The global economy has entered unexplored, dangerous territory

As the world’s finance ministers and central-bank governors came together in Washington last week for their annual global financial convocation, the mood was somber. The specter of secular stagnation and inadequate economic growth on the one hand, and ascendant populism and global disintegration on the other, has caused widespread apprehension. Unlike in 2008 (when the post-Lehman Brothers crisis was a preoccupation) or 2011 and 2012 (when the possibility of the collapse of the euro system concentrated minds), there was no imminent crisis. Instead, the pervasive concern was that traditional ideas and leaders are losing their grip and the global economy is entering unexplored and dangerous territory.

The International Monetary Fund’s growth forecast released just before the meeting was once again revised downward. While recession does not impend in any major region, growth is expected at rates dangerously close to stall speed. Worse is the spreading realization that the central banks have little fuel left in their tanks. Recessions come intermittently and unpredictably. Containing them generally requires 5 percentage points of rate cuts. Nowhere in the industrial world do central banks have anything like this kind of room, even allowing for the effects of unconventional policies such as quantitative easing. Market expectations suggest that it is unlikely they will gain much room for years.

After seven years of consistent over-optimism about economic prospects, there is a growing awareness that growth challenges are not so much a matter of the lingering effects of the crisis as they are of structural changes in the global economy that contributed to the crisis and the problems in its aftermath. There is increasing reason to doubt that the industrial world can simultaneously enjoy interest rates that support savers, financial stability and adequate growth. Saving has become overabundant, new investment insufficient and stagnation secular rather than transient.

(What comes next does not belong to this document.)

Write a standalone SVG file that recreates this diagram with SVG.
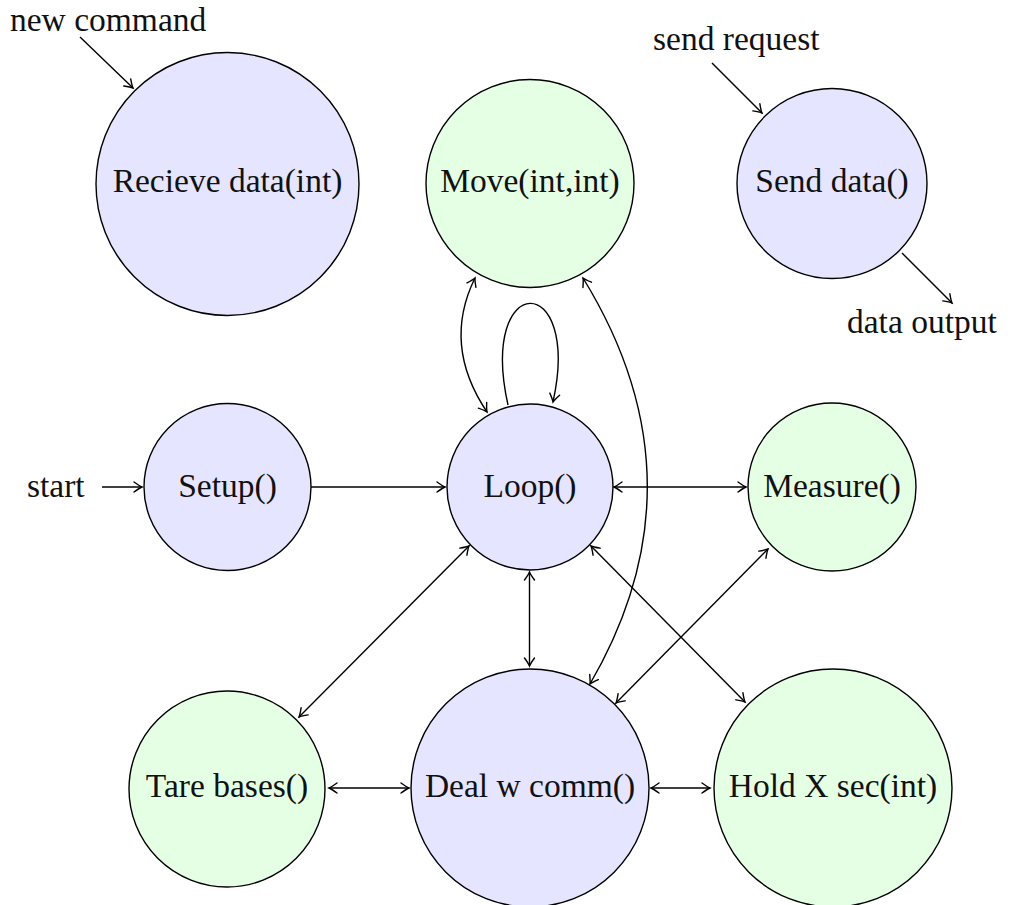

It can hardly come as a great surprise that when economic growth falls short year after year, and when its beneficiaries are a small subset of the population, electorates turn surly. Looking back at the political traumas of 1968, when people were in the streets in many countries, it’s clear that there was something going on beyond specific issues like Vietnam in the United States. In the same way — with Brexit, the rise of Donald Trump and Bernie Sanders, the strength of right-wing nationalists in Europe, Vladi­mir Putin’s strength in Russia, and the return of Mao worship in China — it’s hard to escape the conclusion that the world is seeing a renaissance of populist authoritarianism.

These developments are mutually reinforcing. Weak economics promote angry politics which raise uncertainty, leading to still weaker economics starting the cycle again. Publics have lost confidence both in the competence of economic leaders and in their commitment to serving broad national interests, rather than the interests of a global elite. A number of longtime economic leaders in the public and private sector seem to be making their way through the grief cycle — starting with denial, moving to rage, then to bargaining and ultimately to acceptance of new realities.

It is not tenable to ignore public sentiment. Nor, as 60 years of populist policy cycles in Latin America demonstrate, is economic nationalism in its strong form a viable economic strategy. Rather, the challenge for the international community and leaders of individual nations is to find a path in which international cooperation is supported and enhanced, but instead of being focused on matters of concern to moralists and global elites is focused on the priorities of a broad middle class.

Concretely, this means rejecting austerity economics in favor of investment economics. At a time when markets are saying that inadequate rather than excessive inflation will be the problem over the next generation, central bankers need to embrace spurring demand as a primary objective and to cooperate with governments.

Enhancing infrastructure investment in the public and private sector should be an immediate priority for fiscal policy. Domestically, this means recognizing that such a course has budget benefits, as the economy expands and deferred maintenance liabilities are reduced, as well as budget costs. Globally, it means recognizing that enhanced tools for infrastructure finance offer the prospect of more investment demand and better returns to middle-class savers.

And the focus of international economic cooperation more generally needs to shift from opportunities for capital to better outcomes for labor. The achievement of this objective will require substantially enhanced cooperation to address what might be thought of as the dark side of capital mobility — money laundering, regulatory arbitrage and tax avoidance and evasion.

These are a few ideas. The general point should be clear. Few things will be as important to the success of the next president as the restoration of confidence in the global economy.

Lawrence Summers is a professor at and past president of Harvard University. He was treasury secretary from 1999 to 2001 and economic adviser to President Obama from 2009 through 2010.